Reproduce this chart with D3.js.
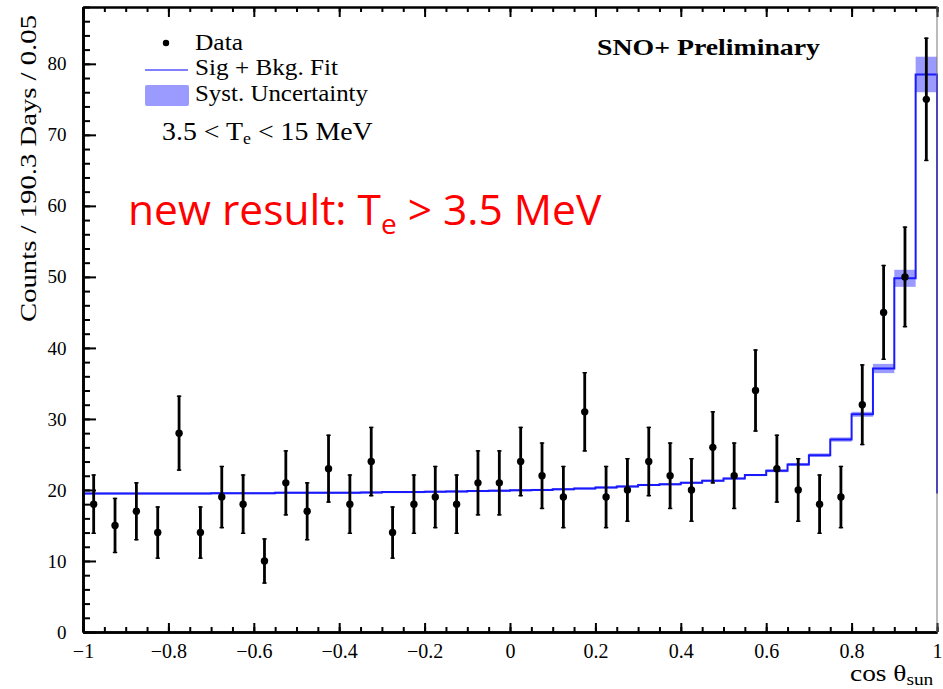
<!DOCTYPE html>
<html>
<head>
<meta charset="utf-8">
<script src="https://cdn.jsdelivr.net/npm/d3@7"></script>
<style>
  html, body { margin: 0; padding: 0; background: #fff; }
  svg { display: block; }
  .serif { font-family: "Liberation Serif", "Times New Roman", serif; }
</style>
</head>
<body>
<svg id="chart" width="943" height="689"></svg>
<script>
// ---------- data ----------
// bin edges: 40 bins of width 0.05 from -1 to 1
const binLow = [-1.00,-0.95,-0.90,-0.85,-0.80,-0.75,-0.70,-0.65,-0.60,-0.55,
                -0.50,-0.45,-0.40,-0.35,-0.30,-0.25,-0.20,-0.15,-0.10,-0.05,
                 0.00, 0.05, 0.10, 0.15, 0.20, 0.25, 0.30, 0.35, 0.40, 0.45,
                 0.50, 0.55, 0.60, 0.65, 0.70, 0.75, 0.80, 0.85, 0.90, 0.95];
const binWidth = 0.05;
const dataCounts = [18,15,17,14,28,14,19,18,10,21,
                    17,23,18,24,14,18,19,18,21,21,
                    24,22,19,31,19,20,24,22,20,26,
                    22,34,23,20,18,19,32,45,50,75];
const dataErrors = [4.2,3.9,4.1,3.7,5.3,3.7,4.4,4.2,3.2,4.6,
                    4.1,4.8,4.2,4.9,3.7,4.2,4.4,4.2,4.6,4.6,
                    4.9,4.7,4.4,5.6,4.4,4.5,4.9,4.7,4.5,5.1,
                    4.7,5.8,4.8,4.5,4.2,4.4,5.7,6.7,7.1,8.7];
const fitValues = [19.5,19.5,19.5,19.5,19.5,19.5,19.55,19.55,19.55,19.6,
                   19.6,19.6,19.6,19.65,19.7,19.7,19.75,19.8,19.85,19.9,
                   19.95,20.0,20.1,20.2,20.35,20.5,20.7,20.8,21.0,21.3,
                   21.6,22.1,22.7,23.6,24.9,27.1,30.65,37.1,49.8,78.5];
const systUnc = [0.15,0.15,0.15,0.15,0.15,0.15,0.15,0.15,0.15,0.15,
                 0.15,0.15,0.15,0.15,0.15,0.15,0.15,0.15,0.15,0.15,
                 0.15,0.15,0.15,0.15,0.15,0.15,0.15,0.15,0.15,0.15,
                 0.15,0.15,0.2,0.2,0.25,0.3,0.35,0.65,1.2,2.5];
const fitCloseValue = 19.5;   // the fit line drops to this level at cos = 1
const xMajorTicks = [-1,-0.8,-0.6,-0.4,-0.2,0,0.2,0.4,0.6,0.8,1];
const xTickLabels = ["\u22121","\u22120.8","\u22120.6","\u22120.4","\u22120.2","0","0.2","0.4","0.6","0.8","1"];
const yMajorTicks = [0,10,20,30,40,50,60,70,80];
const yTickLabels = ["0","10","20","30","40","50","60","70","80"];
const legendLabels = ["Data","Sig + Bkg. Fit","Syst. Uncertainty"];

// ---------- geometry ----------
const svg = d3.select("#chart");
const L = 83, R = 937, T = 7, B = 632;
const x = d3.scaleLinear().domain([-1, 1]).range([L, R]);
const y = d3.scaleLinear().domain([0, 88]).range([B, T]);

const fitBlue = "#1a1aff";
const bandBlue = "#9a9aff";

// ---------- systematic band ----------
svg.append("g").selectAll("rect").data(binLow).join("rect")
  .attr("x", (d) => x(d))
  .attr("width", x(binWidth) - x(0))
  .attr("y", (d, i) => y(fitValues[i] + systUnc[i]))
  .attr("height", (d, i) => y(fitValues[i] - systUnc[i]) - y(fitValues[i] + systUnc[i]))
  .attr("fill", bandBlue);

// ---------- fit step line ----------
const stepPts = [];
binLow.forEach((lo, i) => {
  stepPts.push([lo, fitValues[i]]);
  stepPts.push([lo + binWidth, fitValues[i]]);
});
stepPts.push([1, fitCloseValue]);
svg.append("path")
  .attr("d", d3.line().x(d => x(d[0])).y(d => y(d[1]))(stepPts))
  .attr("fill", "none")
  .attr("stroke", fitBlue)
  .attr("stroke-width", 2);

// ---------- axes ----------
const minorX = d3.range(-1, 1.0001, 0.05).map(v => +v.toFixed(2));
const minorY = d3.range(0, 88.001, 2);

function styleAxis(g, w) {
  g.select(".domain").attr("stroke", "#000").attr("stroke-width", w);
  g.selectAll(".tick line").attr("stroke", "#000").attr("stroke-width", 2);
}

// bottom minor
svg.append("g").attr("transform", `translate(0,${B})`)
  .call(d3.axisBottom(x).tickValues(minorX).tickFormat("").tickSize(-5).tickSizeOuter(0))
  .call(g => styleAxis(g, 2.6));
// bottom major
svg.append("g").attr("transform", `translate(0,${B})`)
  .call(d3.axisBottom(x).tickValues(xMajorTicks)
    .tickFormat((d, i) => xTickLabels[i]).tickSize(-9).tickSizeOuter(0).tickPadding(11.5))
  .call(g => styleAxis(g, 2.6))
  .call(g => g.selectAll("text").attr("class", "serif").attr("font-size", 20).attr("fill", "#000"));
// top
svg.append("g").attr("transform", `translate(0,${T})`)
  .call(d3.axisTop(x).tickValues(minorX).tickFormat("").tickSize(-5).tickSizeOuter(0))
  .call(g => styleAxis(g, 2));
svg.append("g").attr("transform", `translate(0,${T})`)
  .call(d3.axisTop(x).tickValues(xMajorTicks).tickFormat("").tickSize(-10).tickSizeOuter(0))
  .call(g => styleAxis(g, 2));
// left
svg.append("g").attr("transform", `translate(${L},0)`)
  .call(d3.axisLeft(y).tickValues(minorY).tickFormat("").tickSize(-7).tickSizeOuter(0))
  .call(g => styleAxis(g, 2.6));
svg.append("g").attr("transform", `translate(${L},0)`)
  .call(d3.axisLeft(y).tickValues(yMajorTicks)
    .tickFormat((d, i) => yTickLabels[i]).tickSize(-13).tickSizeOuter(0).tickPadding(16.5))
  .call(g => styleAxis(g, 2.6))
  .call(g => g.selectAll("text").attr("class", "serif").attr("font-size", 19).attr("fill", "#000"));
// right frame
svg.append("line").attr("x1", R).attr("x2", R).attr("y1", T).attr("y2", B)
  .attr("stroke", "#777").attr("stroke-width", 1);

// ---------- data points ----------
const pts = svg.append("g");
const cx = (i) => x(binLow[i] + binWidth / 2);
pts.selectAll("line.err").data(dataCounts).join("line").attr("class", "err")
  .attr("x1", (d, i) => cx(i)).attr("x2", (d, i) => cx(i))
  .attr("y1", (d, i) => y(d + dataErrors[i]))
  .attr("y2", (d, i) => y(d - dataErrors[i]))
  .attr("stroke", "#000").attr("stroke-width", 2.8);
// small end caps
pts.selectAll("line.capT").data(dataCounts).join("line").attr("class", "capT")
  .attr("x1", (d, i) => cx(i) - 2.2).attr("x2", (d, i) => cx(i) + 2.2)
  .attr("y1", (d, i) => y(d + dataErrors[i]) + 0.7)
  .attr("y2", (d, i) => y(d + dataErrors[i]) + 0.7)
  .attr("stroke", "#000").attr("stroke-width", 1.4);
pts.selectAll("line.capB").data(dataCounts).join("line").attr("class", "capB")
  .attr("x1", (d, i) => cx(i) - 2.2).attr("x2", (d, i) => cx(i) + 2.2)
  .attr("y1", (d, i) => y(d - dataErrors[i]) - 0.7)
  .attr("y2", (d, i) => y(d - dataErrors[i]) - 0.7)
  .attr("stroke", "#000").attr("stroke-width", 1.4);
pts.selectAll("circle").data(dataCounts).join("circle")
  .attr("cx", (d, i) => cx(i))
  .attr("cy", d => y(d))
  .attr("r", 3.7)
  .attr("fill", "#000");

// ---------- legend ----------
const leg = svg.append("g").attr("class", "serif");
leg.append("circle").attr("cx", 166).attr("cy", 43).attr("r", 3.2).attr("fill", "#000");
leg.append("line").attr("x1", 145).attr("x2", 188).attr("y1", 70).attr("y2", 70)
  .attr("stroke", "#8080ff").attr("stroke-width", 2);
leg.append("rect").attr("x", 145).attr("y", 85).attr("width", 44).attr("height", 21)
  .attr("rx", 2).attr("fill", bandBlue);
const legY = [49.5, 75, 100.5];
const legW = [48, 143, 173];
legendLabels.forEach((t, i) => {
  leg.append("text").attr("x", 195).attr("y", legY[i]).attr("font-size", 24)
    .attr("textLength", legW[i]).attr("lengthAdjust", "spacingAndGlyphs")
    .attr("fill", "#000").text(t);
});

// energy range text (horizontally widened to match the reference face)
const er = svg.append("text").attr("class", "serif")
  .attr("transform", "translate(162,139.5) scale(1.115,1)")
  .attr("font-size", 25).attr("fill", "#000");
er.append("tspan").text("3.5 < T");
er.append("tspan").attr("font-size", 16).attr("dy", 4).text("e");
er.append("tspan").attr("dy", -4).text(" < 15 MeV");

// SNO+ Preliminary
svg.append("text").attr("class", "serif").attr("x", 597).attr("y", 54.5)
  .attr("font-size", 24).attr("font-weight", "bold").attr("fill", "#000")
  .attr("textLength", 223).attr("lengthAdjust", "spacingAndGlyphs")
  .text("SNO+ Preliminary");

// red annotation
const red = svg.append("text").attr("x", 128).attr("y", 224.5)
  .attr("font-family", "'Open Sans', 'Noto Sans', sans-serif")
  .attr("font-size", 42.5).attr("fill", "#ff0000");
red.append("tspan").text("new result: T");
red.append("tspan").attr("font-size", 28).attr("dy", 9).text("e");
red.append("tspan").attr("dy", -9).text(" > 3.5 MeV");

// axis titles
svg.append("text").attr("class", "serif")
  .attr("transform", "translate(36,168.5) rotate(-90)")
  .attr("text-anchor", "middle").attr("font-size", 23).attr("fill", "#000")
  .attr("textLength", 307).attr("lengthAdjust", "spacingAndGlyphs")
  .text("Counts / 190.3 Days / 0.05");

const xt = svg.append("text").attr("class", "serif")
  .attr("transform", "translate(850,681) scale(1.14,1)")
  .attr("font-size", 24).attr("fill", "#000");
xt.append("tspan").text("cos \u03B8");
xt.append("tspan").attr("font-size", 17).attr("dy", 4).text("sun");
</script>
</body>
</html>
---------------
_The exercise_. Search the data for the string "this". List each line that has it.

_Correct response_.
Reproduce this chart with D3.js.
const fitCloseValue = 19.5;   // the fit line drops to this level at cos = 1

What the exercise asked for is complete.